──────── Material ────────
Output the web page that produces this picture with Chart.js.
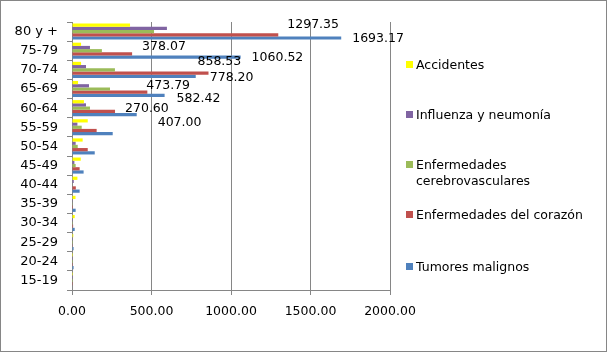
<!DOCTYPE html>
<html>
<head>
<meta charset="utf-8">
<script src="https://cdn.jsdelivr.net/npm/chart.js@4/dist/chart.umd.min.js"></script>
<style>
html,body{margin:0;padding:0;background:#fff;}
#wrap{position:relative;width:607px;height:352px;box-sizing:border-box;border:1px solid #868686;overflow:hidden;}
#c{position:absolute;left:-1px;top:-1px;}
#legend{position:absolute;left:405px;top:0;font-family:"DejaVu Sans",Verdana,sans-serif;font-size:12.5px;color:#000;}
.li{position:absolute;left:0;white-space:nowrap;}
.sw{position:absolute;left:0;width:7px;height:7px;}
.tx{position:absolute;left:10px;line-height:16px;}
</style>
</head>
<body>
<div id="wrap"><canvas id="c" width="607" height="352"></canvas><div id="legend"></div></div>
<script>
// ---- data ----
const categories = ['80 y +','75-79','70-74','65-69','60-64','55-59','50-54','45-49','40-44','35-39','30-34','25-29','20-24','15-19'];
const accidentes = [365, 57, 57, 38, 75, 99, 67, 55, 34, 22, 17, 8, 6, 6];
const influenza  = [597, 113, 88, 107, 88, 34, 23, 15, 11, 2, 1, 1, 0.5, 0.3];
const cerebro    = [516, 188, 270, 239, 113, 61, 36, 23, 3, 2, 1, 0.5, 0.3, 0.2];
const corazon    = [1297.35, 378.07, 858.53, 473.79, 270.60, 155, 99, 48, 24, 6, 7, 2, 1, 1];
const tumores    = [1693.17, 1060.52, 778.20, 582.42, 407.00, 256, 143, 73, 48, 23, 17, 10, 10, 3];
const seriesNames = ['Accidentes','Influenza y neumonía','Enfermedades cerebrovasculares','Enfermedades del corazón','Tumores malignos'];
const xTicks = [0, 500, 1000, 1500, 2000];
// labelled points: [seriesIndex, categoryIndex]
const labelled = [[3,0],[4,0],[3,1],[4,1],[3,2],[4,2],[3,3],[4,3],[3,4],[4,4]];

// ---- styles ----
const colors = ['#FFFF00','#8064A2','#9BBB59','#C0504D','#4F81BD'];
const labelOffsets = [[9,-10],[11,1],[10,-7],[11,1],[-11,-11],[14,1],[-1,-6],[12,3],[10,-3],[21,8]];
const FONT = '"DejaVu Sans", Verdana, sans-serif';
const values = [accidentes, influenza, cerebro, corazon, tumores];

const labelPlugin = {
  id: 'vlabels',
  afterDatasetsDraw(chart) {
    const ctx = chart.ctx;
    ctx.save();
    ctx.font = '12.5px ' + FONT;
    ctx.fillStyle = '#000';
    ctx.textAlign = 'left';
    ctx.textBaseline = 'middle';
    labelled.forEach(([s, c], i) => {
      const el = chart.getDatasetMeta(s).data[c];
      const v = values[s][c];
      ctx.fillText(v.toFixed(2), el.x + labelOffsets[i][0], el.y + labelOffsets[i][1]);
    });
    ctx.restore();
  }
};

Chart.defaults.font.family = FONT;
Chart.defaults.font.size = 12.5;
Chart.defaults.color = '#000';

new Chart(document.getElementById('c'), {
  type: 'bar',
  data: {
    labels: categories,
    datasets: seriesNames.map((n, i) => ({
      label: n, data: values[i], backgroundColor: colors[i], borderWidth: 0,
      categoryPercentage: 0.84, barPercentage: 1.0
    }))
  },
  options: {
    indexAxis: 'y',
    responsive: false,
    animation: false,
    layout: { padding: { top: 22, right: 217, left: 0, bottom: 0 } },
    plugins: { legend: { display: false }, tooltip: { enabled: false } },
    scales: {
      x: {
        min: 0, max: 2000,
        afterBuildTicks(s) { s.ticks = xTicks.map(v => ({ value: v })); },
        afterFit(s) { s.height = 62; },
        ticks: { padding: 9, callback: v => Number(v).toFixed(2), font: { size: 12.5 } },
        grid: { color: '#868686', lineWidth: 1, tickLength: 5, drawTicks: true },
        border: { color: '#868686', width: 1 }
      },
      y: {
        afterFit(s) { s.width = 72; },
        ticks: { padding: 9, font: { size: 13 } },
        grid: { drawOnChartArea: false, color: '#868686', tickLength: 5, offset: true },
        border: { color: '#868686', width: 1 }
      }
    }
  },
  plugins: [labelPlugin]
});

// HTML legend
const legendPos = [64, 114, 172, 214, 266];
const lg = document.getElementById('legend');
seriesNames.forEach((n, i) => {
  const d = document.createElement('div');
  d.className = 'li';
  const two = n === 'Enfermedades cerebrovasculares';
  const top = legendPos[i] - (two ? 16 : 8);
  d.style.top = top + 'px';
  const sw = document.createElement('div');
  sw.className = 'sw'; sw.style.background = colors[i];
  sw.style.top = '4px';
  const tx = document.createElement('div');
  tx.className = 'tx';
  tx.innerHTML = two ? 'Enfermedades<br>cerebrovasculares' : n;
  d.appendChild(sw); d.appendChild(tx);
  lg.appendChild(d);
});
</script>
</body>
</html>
────────
Stated exercise — Repeat all the data as it stands, dropping any images it holds.

Answer to this problem —
Output the web page that produces this picture with Chart.js.
<!DOCTYPE html>
<html>
<head>
<meta charset="utf-8">
<script src="https://cdn.jsdelivr.net/npm/chart.js@4/dist/chart.umd.min.js"></script>
<style>
html,body{margin:0;padding:0;background:#fff;}
#wrap{position:relative;width:607px;height:352px;box-sizing:border-box;border:1px solid #868686;overflow:hidden;}
#c{position:absolute;left:-1px;top:-1px;}
#legend{position:absolute;left:405px;top:0;font-family:"DejaVu Sans",Verdana,sans-serif;font-size:12.5px;color:#000;}
.li{position:absolute;left:0;white-space:nowrap;}
.sw{position:absolute;left:0;width:7px;height:7px;}
.tx{position:absolute;left:10px;line-height:16px;}
</style>
</head>
<body>
<div id="wrap"><canvas id="c" width="607" height="352"></canvas><div id="legend"></div></div>
<script>
// ---- data ----
const categories = ['80 y +','75-79','70-74','65-69','60-64','55-59','50-54','45-49','40-44','35-39','30-34','25-29','20-24','15-19'];
const accidentes = [365, 57, 57, 38, 75, 99, 67, 55, 34, 22, 17, 8, 6, 6];
const influenza  = [597, 113, 88, 107, 88, 34, 23, 15, 11, 2, 1, 1, 0.5, 0.3];
const cerebro    = [516, 188, 270, 239, 113, 61, 36, 23, 3, 2, 1, 0.5, 0.3, 0.2];
const corazon    = [1297.35, 378.07, 858.53, 473.79, 270.60, 155, 99, 48, 24, 6, 7, 2, 1, 1];
const tumores    = [1693.17, 1060.52, 778.20, 582.42, 407.00, 256, 143, 73, 48, 23, 17, 10, 10, 3];
const seriesNames = ['Accidentes','Influenza y neumonía','Enfermedades cerebrovasculares','Enfermedades del corazón','Tumores malignos'];
const xTicks = [0, 500, 1000, 1500, 2000];
// labelled points: [seriesIndex, categoryIndex]
const labelled = [[3,0],[4,0],[3,1],[4,1],[3,2],[4,2],[3,3],[4,3],[3,4],[4,4]];

// ---- styles ----
const colors = ['#FFFF00','#8064A2','#9BBB59','#C0504D','#4F81BD'];
const labelOffsets = [[9,-10],[11,1],[10,-7],[11,1],[-11,-11],[14,1],[-1,-6],[12,3],[10,-3],[21,8]];
const FONT = '"DejaVu Sans", Verdana, sans-serif';
const values = [accidentes, influenza, cerebro, corazon, tumores];

const labelPlugin = {
  id: 'vlabels',
  afterDatasetsDraw(chart) {
    const ctx = chart.ctx;
    ctx.save();
    ctx.font = '12.5px ' + FONT;
    ctx.fillStyle = '#000';
    ctx.textAlign = 'left';
    ctx.textBaseline = 'middle';
    labelled.forEach(([s, c], i) => {
      const el = chart.getDatasetMeta(s).data[c];
      const v = values[s][c];
      ctx.fillText(v.toFixed(2), el.x + labelOffsets[i][0], el.y + labelOffsets[i][1]);
    });
    ctx.restore();
  }
};

Chart.defaults.font.family = FONT;
Chart.defaults.font.size = 12.5;
Chart.defaults.color = '#000';

new Chart(document.getElementById('c'), {
  type: 'bar',
  data: {
    labels: categories,
    datasets: seriesNames.map((n, i) => ({
      label: n, data: values[i], backgroundColor: colors[i], borderWidth: 0,
      categoryPercentage: 0.84, barPercentage: 1.0
    }))
  },
  options: {
    indexAxis: 'y',
    responsive: false,
    animation: false,
    layout: { padding: { top: 22, right: 217, left: 0, bottom: 0 } },
    plugins: { legend: { display: false }, tooltip: { enabled: false } },
    scales: {
      x: {
        min: 0, max: 2000,
        afterBuildTicks(s) { s.ticks = xTicks.map(v => ({ value: v })); },
        afterFit(s) { s.height = 62; },
        ticks: { padding: 9, callback: v => Number(v).toFixed(2), font: { size: 12.5 } },
        grid: { color: '#868686', lineWidth: 1, tickLength: 5, drawTicks: true },
        border: { color: '#868686', width: 1 }
      },
      y: {
        afterFit(s) { s.width = 72; },
        ticks: { padding: 9, font: { size: 13 } },
        grid: { drawOnChartArea: false, color: '#868686', tickLength: 5, offset: true },
        border: { color: '#868686', width: 1 }
      }
    }
  },
  plugins: [labelPlugin]
});

// HTML legend
const legendPos = [64, 114, 172, 214, 266];
const lg = document.getElementById('legend');
seriesNames.forEach((n, i) => {
  const d = document.createElement('div');
  d.className = 'li';
  const two = n === 'Enfermedades cerebrovasculares';
  const top = legendPos[i] - (two ? 16 : 8);
  d.style.top = top + 'px';
  const sw = document.createElement('div');
  sw.className = 'sw'; sw.style.background = colors[i];
  sw.style.top = '4px';
  const tx = document.createElement('div');
  tx.className = 'tx';
  tx.innerHTML = two ? 'Enfermedades<br>cerebrovasculares' : n;
  d.appendChild(sw); d.appendChild(tx);
  lg.appendChild(d);
});
</script>
</body>
</html>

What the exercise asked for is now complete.